#### [To do]
Retype the data exactly, from its first line to the line containing "W, H = 1219, 500", including both, and skip any picture.
====== Provided data
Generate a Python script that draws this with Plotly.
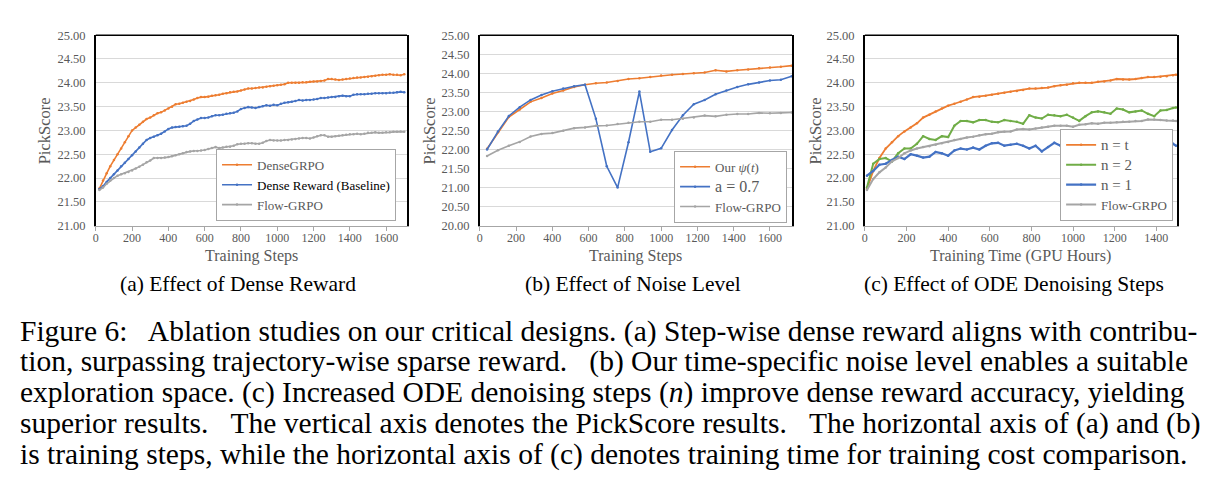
import plotly.graph_objects as go

W, H = 1219, 500

# ---------------- data ----------------
# (a) Effect of Dense Reward
steps_a = [20, 40, 60, 80, 100, 120, 140, 160, 180, 200, 220, 240, 260, 280, 300, 320, 340, 360, 380, 400,
           420, 440, 460, 480, 500, 520, 540, 560, 580, 600, 620, 640, 660, 680, 700, 720, 740, 760, 780, 800,
           820, 840, 860, 880, 900, 920, 940, 960, 980, 1000, 1020, 1040, 1060, 1080, 1100, 1120, 1140, 1160,
           1180, 1200, 1220, 1240, 1260, 1280, 1300, 1320, 1340, 1360, 1380, 1400, 1420, 1440, 1460, 1480,
           1500, 1520, 1540, 1560, 1580, 1600, 1620, 1640, 1660, 1680, 1700]
dense_grpo_a = [21.78, 21.95, 22.10, 22.25, 22.38, 22.50, 22.62, 22.75, 22.88, 23.00, 23.06, 23.12, 23.18, 23.24,
                23.27, 23.32, 23.36, 23.38, 23.42, 23.46, 23.50, 23.55, 23.56, 23.58, 23.60, 23.62, 23.65, 23.68,
                23.70, 23.70, 23.71, 23.73, 23.74, 23.75, 23.77, 23.78, 23.80, 23.81, 23.82, 23.84, 23.86, 23.88,
                23.88, 23.89, 23.90, 23.90, 23.92, 23.93, 23.94, 23.95, 23.96, 23.97, 24.00, 24.00, 24.00, 24.00,
                24.01, 24.01, 24.02, 24.03, 24.03, 24.04, 24.05, 24.08, 24.08, 24.07, 24.06, 24.07, 24.08, 24.09,
                24.10, 24.11, 24.11, 24.12, 24.13, 24.14, 24.15, 24.16, 24.17, 24.17, 24.18, 24.17, 24.17, 24.16,
                24.18]
dense_reward_a = [21.77, 21.83, 21.92, 22.00, 22.08, 22.16, 22.25, 22.32, 22.40, 22.48, 22.56, 22.64, 22.72, 22.80,
                  22.84, 22.87, 22.90, 22.93, 22.98, 23.03, 23.06, 23.07, 23.08, 23.09, 23.10, 23.14, 23.20, 23.23,
                  23.26, 23.26, 23.27, 23.30, 23.32, 23.32, 23.33, 23.35, 23.36, 23.37, 23.40, 23.45, 23.47, 23.49,
                  23.48, 23.47, 23.49, 23.51, 23.53, 23.52, 23.54, 23.53, 23.56, 23.58, 23.59, 23.60, 23.62, 23.64,
                  23.63, 23.64, 23.64, 23.65, 23.66, 23.68, 23.68, 23.69, 23.70, 23.70, 23.72, 23.73, 23.72, 23.72,
                  23.75, 23.76, 23.76, 23.76, 23.77, 23.77, 23.78, 23.78, 23.78, 23.78, 23.79, 23.79, 23.80, 23.81,
                  23.80]
flow_grpo_a = [21.75, 21.80, 21.88, 21.95, 22.00, 22.05, 22.08, 22.10, 22.13, 22.16, 22.20, 22.24, 22.28, 22.33,
               22.37, 22.42, 22.42, 22.42, 22.43, 22.44, 22.46, 22.48, 22.50, 22.52, 22.55, 22.56, 22.57, 22.57,
               22.58, 22.59, 22.61, 22.63, 22.65, 22.63, 22.64, 22.66, 22.66, 22.68, 22.71, 22.72, 22.72, 22.73,
               22.73, 22.72, 22.72, 22.74, 22.78, 22.80, 22.79, 22.79, 22.79, 22.80, 22.80, 22.81, 22.82, 22.83,
               22.84, 22.84, 22.83, 22.85, 22.88, 22.90, 22.90, 22.87, 22.87, 22.88, 22.89, 22.90, 22.91, 22.92,
               22.92, 22.93, 22.92, 22.93, 22.95, 22.95, 22.96, 22.95, 22.95, 22.96, 22.96, 22.97, 22.97, 22.98,
               22.97]

# (b) Effect of Noise Level
steps_b = [40, 100, 160, 220, 280, 340, 400, 460, 520, 580, 640, 700, 760, 820, 880, 940, 1000, 1060, 1120,
           1180, 1240, 1300, 1360, 1420, 1480, 1540, 1600, 1660, 1720]
our_psi_b = [22.02, 22.45, 22.85, 23.05, 23.25, 23.35, 23.47, 23.55, 23.64, 23.70, 23.74, 23.76, 23.80, 23.85,
             23.87, 23.90, 23.94, 23.96, 23.98, 24.00, 24.02, 24.08, 24.05, 24.08, 24.10, 24.13, 24.15, 24.17, 24.20]
a07_b = [22.00, 22.47, 22.88, 23.11, 23.30, 23.43, 23.53, 23.60, 23.66, 23.70, 22.81, 21.56, 21.00, 22.19,
         23.52, 21.94, 22.03, 22.51, 22.90, 23.19, 23.30, 23.45, 23.55, 23.64, 23.71, 23.76, 23.81, 23.83, 23.92]
flow_grpo_b = [21.83, 21.98, 22.10, 22.20, 22.34, 22.41, 22.43, 22.49, 22.56, 22.58, 22.62, 22.63, 22.67, 22.70,
               22.73, 22.73, 22.78, 22.78, 22.81, 22.84, 22.89, 22.87, 22.91, 22.93, 22.93, 22.96, 22.95, 22.96,
               22.97]

# (c) Effect of ODE Denoising Steps
hours_c = [10, 40, 70, 100, 130, 160, 190, 220, 250, 280, 310, 340, 370, 400, 430, 460, 490, 520, 550, 580,
           610, 640, 670, 700, 730, 760, 790, 820, 850, 880, 910, 940, 970, 1000, 1030, 1060, 1090, 1120, 1150,
           1180, 1210, 1240, 1270, 1300, 1330, 1360, 1390, 1420, 1450, 1480, 1495]
n_t_c = [21.77, 22.15, 22.42, 22.62, 22.75, 22.88, 22.98, 23.06, 23.15, 23.27, 23.33, 23.40, 23.46, 23.52, 23.56,
         23.60, 23.65, 23.70, 23.71, 23.73, 23.75, 23.77, 23.79, 23.81, 23.83, 23.85, 23.88, 23.88, 23.89, 23.90,
         23.93, 23.95, 23.96, 23.99, 24.00, 24.00, 24.00, 24.02, 24.03, 24.05, 24.08, 24.07, 24.07, 24.08, 24.10,
         24.12, 24.12, 24.13, 24.14, 24.16, 24.17]
n_2_c = [21.80, 22.30, 22.40, 22.42, 22.35, 22.52, 22.62, 22.62, 22.72, 22.88, 22.82, 22.80, 22.88, 22.86, 23.10,
         23.20, 23.20, 23.17, 23.22, 23.22, 23.18, 23.17, 23.22, 23.20, 23.18, 23.14, 23.32, 23.27, 23.25, 23.33,
         23.32, 23.30, 23.33, 23.27, 23.20, 23.30, 23.38, 23.40, 23.38, 23.35, 23.46, 23.44, 23.38, 23.40, 23.42,
         23.35, 23.30, 23.42, 23.43, 23.47, 23.48]
n_1_c = [22.05, 22.15, 22.28, 22.30, 22.38, 22.45, 22.40, 22.50, 22.47, 22.43, 22.45, 22.55, 22.52, 22.47, 22.58,
         22.62, 22.60, 22.64, 22.60, 22.68, 22.73, 22.74, 22.68, 22.70, 22.72, 22.68, 22.62, 22.68, 22.56, 22.65,
         22.74, 22.68, 22.57, 22.62, 22.57, 22.60, 22.66, 22.60, 22.70, 22.60, 22.70, 22.62, 22.75, 22.62, 22.64,
         22.78, 22.82, 22.70, 22.83, 22.72, 22.68]
flow_grpo_c = [21.75, 21.98, 22.12, 22.22, 22.35, 22.42, 22.52, 22.58, 22.62, 22.65, 22.67, 22.70, 22.73, 22.76,
               22.80, 22.82, 22.85, 22.87, 22.90, 22.92, 22.93, 22.96, 22.97, 22.98, 23.02, 23.03, 23.02, 23.04,
               23.06, 23.08, 23.10, 23.10, 23.10, 23.08, 23.12, 23.13, 23.15, 23.14, 23.16, 23.16, 23.17, 23.18,
               23.18, 23.20, 23.20, 23.23, 23.23, 23.22, 23.21, 23.21, 23.20]

x_ticks_ab = [0, 200, 400, 600, 800, 1000, 1200, 1400, 1600]
x_ticks_c = [0, 200, 400, 600, 800, 1000, 1200, 1400]
y_ticks_a = [21.0, 21.5, 22.0, 22.5, 23.0, 23.5, 24.0, 24.5, 25.0]
y_ticks_b = [20.0, 20.5, 21.0, 21.5, 22.0, 22.5, 23.0, 23.5, 24.0, 24.5, 25.0]

x_titles = ["Training Steps", "Training Steps", "Training Time (GPU Hours)"]
sub_titles = ["(a) Effect of Dense Reward", "(b) Effect of Noise Level", "(c) Effect of ODE Denoising Steps"]
caption_lines = [
    "Figure 6:\u2002 Ablation studies on our critical designs. (a) Step-wise dense reward aligns with contribu-",
    "tion, surpassing trajectory-wise sparse reward. \u2002(b) Our time-specific noise level enables a suitable",
    "exploration space. (c) Increased ODE denoising steps (<i>n</i>) improve dense reward accuracy, yielding",
    "superior results. \u2002The vertical axis denotes the PickScore results. \u2002The horizontal axis of (a) and (b)",
    "is training steps, while the horizontal axis of (c) denotes training time for training cost comparison.",
]

# ---------------- style ----------------
ORANGE = "#ED7D31"
BLUE = "#4472C4"
GRAY = "#A5A5A5"
GREEN = "#70AD47"
TXT = "#595959"
SERIF = "Liberation Serif"
TIMES = "Liberation Serif"

px_x = lambda p: p / W
px_y = lambda p: 1 - p / H

doms_x = [(93, 405), (478, 791), (864, 1177)]
dom_y = (px_y(225), px_y(29))

fig = go.Figure()


def add(x, y, name, color, ax, legend, width=1.6, msize=2.5):
    fig.add_trace(go.Scatter(
        x=x, y=y, name=name, mode="lines+markers",
        line=dict(color=color, width=width),
        marker=dict(color=color, size=msize, symbol="circle"),
        xaxis="x" + ax, yaxis="y" + ax, legend=legend,
    ))


add(steps_a, dense_grpo_a, "DenseGRPO", ORANGE, "", "legend")
add(steps_a, dense_reward_a, "<span style='color:#000000'>Dense Reward (Baseline)</span>", BLUE, "", "legend")
add(steps_a, flow_grpo_a, "Flow-GRPO", GRAY, "", "legend")

add(steps_b, our_psi_b, "Our <i>\u03c8</i>(<i>t</i>)", ORANGE, "2", "legend2")
add(steps_b, a07_b, "<span style='font-size:16px'>a = 0.7</span>", BLUE, "2", "legend2")
add(steps_b, flow_grpo_b, "Flow-GRPO", GRAY, "2", "legend2")

add(hours_c, n_t_c, "<span style='font-size:15px'>n = t</span>", ORANGE, "3", "legend3", width=1.8)
add(hours_c, n_2_c, "<span style='font-size:15px'>n = 2</span>", GREEN, "3", "legend3", width=2)
add(hours_c, n_1_c, "<span style='font-size:15px'>n = 1</span>", BLUE, "3", "legend3", width=2.2)
add(hours_c, flow_grpo_c, "Flow-GRPO", GRAY, "3", "legend3", width=2)

xaxis_common = dict(
    showgrid=False, zeroline=False, showline=True, linecolor="#A6A6A6", linewidth=1,
    ticks="outside", ticklen=4, tickcolor="#A6A6A6", ticklabelstandoff=-3,
    tickfont=dict(family=SERIF, size=12, color=TXT),
)
yaxis_common = dict(
    showgrid=True, gridcolor="#D9D9D9", gridwidth=1, zeroline=False,
    showline=True, mirror=True, linecolor="#000000", linewidth=1.5,
    ticks="", tickformat=".2f", ticklabelstandoff=6,
    tickfont=dict(family=SERIF, size=12.5, color=TXT),
)

layout = dict(
    width=W, height=H, margin=dict(l=0, r=0, t=0, b=0),
    paper_bgcolor="white", plot_bgcolor="white", showlegend=True,
)
names = ["", "2", "3"]
xranges = [[0, 1715], [0, 1722], [0, 1500]]
xticks = [x_ticks_ab, x_ticks_ab, x_ticks_c]
yranges = [[21, 25], [20, 25], [21, 25]]
yticks = [y_ticks_a, y_ticks_b, y_ticks_a]
for i, n in enumerate(names):
    layout["xaxis" + n] = dict(xaxis_common, domain=[px_x(doms_x[i][0]), px_x(doms_x[i][1])],
                               range=xranges[i], tickvals=xticks[i], anchor="y" + n)
    layout["yaxis" + n] = dict(yaxis_common, domain=list(dom_y), range=yranges[i],
                               tickvals=yticks[i], anchor="x" + n)

legend_common = dict(
    bgcolor="white", bordercolor="#A6A6A6", borderwidth=1,
    font=dict(family=SERIF, size=13, color=TXT),
    itemwidth=30, tracegroupgap=0, itemclick=False,
    xanchor="right", yanchor="bottom",
)
layout["legend"] = dict(legend_common, x=px_x(394), y=px_y(220))
layout["legend2"] = dict(legend_common, x=px_x(786), y=px_y(222))
layout["legend3"] = dict(legend_common, x=px_x(1173), y=px_y(220))

fig.update_layout(**layout)

shapes = []
for n in names:
    shapes.append(dict(type="line", xref=("x" + n + " domain"), yref=("y" + n + " domain"),
                       x0=0, x1=1, y0=1, y1=1, line=dict(color="#000000", width=1.5), layer="above"))
fig.update_layout(shapes=shapes)

ann = []
ytitle_x = [42, 427, 814]
for i in range(3):
    ann.append(dict(text="PickScore", x=px_x(ytitle_x[i]), y=px_y(127), xref="paper", yref="paper",
                    textangle=-90, showarrow=False, xanchor="center", yanchor="middle",
                    font=dict(family=SERIF, size=16.5, color=TXT)))
    cx = (doms_x[i][0] + doms_x[i][1]) / 2
    ann.append(dict(text=x_titles[i], x=px_x(cx), y=px_y(256), xref="paper", yref="paper",
                    showarrow=False, xanchor="center", yanchor="middle",
                    font=dict(family=SERIF, size=16, color=TXT)))
sub_cx = [236, 632, 1013]
for i in range(3):
    ann.append(dict(text=sub_titles[i], x=px_x(sub_cx[i]), y=px_y(285), xref="paper", yref="paper",
                    showarrow=False, xanchor="center", yanchor="middle",
                    font=dict(family=TIMES, size=21.5, color="#000000")))
cap_y = [334, 365, 397, 428, 460]
for i, line in enumerate(caption_lines):
    ann.append(dict(text=line, x=px_x(15), y=px_y(cap_y[i]), xref="paper", yref="paper",
                    showarrow=False, xanchor="left", yanchor="middle",
                    font=dict(family=TIMES, size=29.5, color="#000000")))
fig.update_layout(annotations=ann)

fig.write_html("out.html")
============
#### [Task solution]
Generate a Python script that draws this with Plotly.
import plotly.graph_objects as go

W, H = 1219, 500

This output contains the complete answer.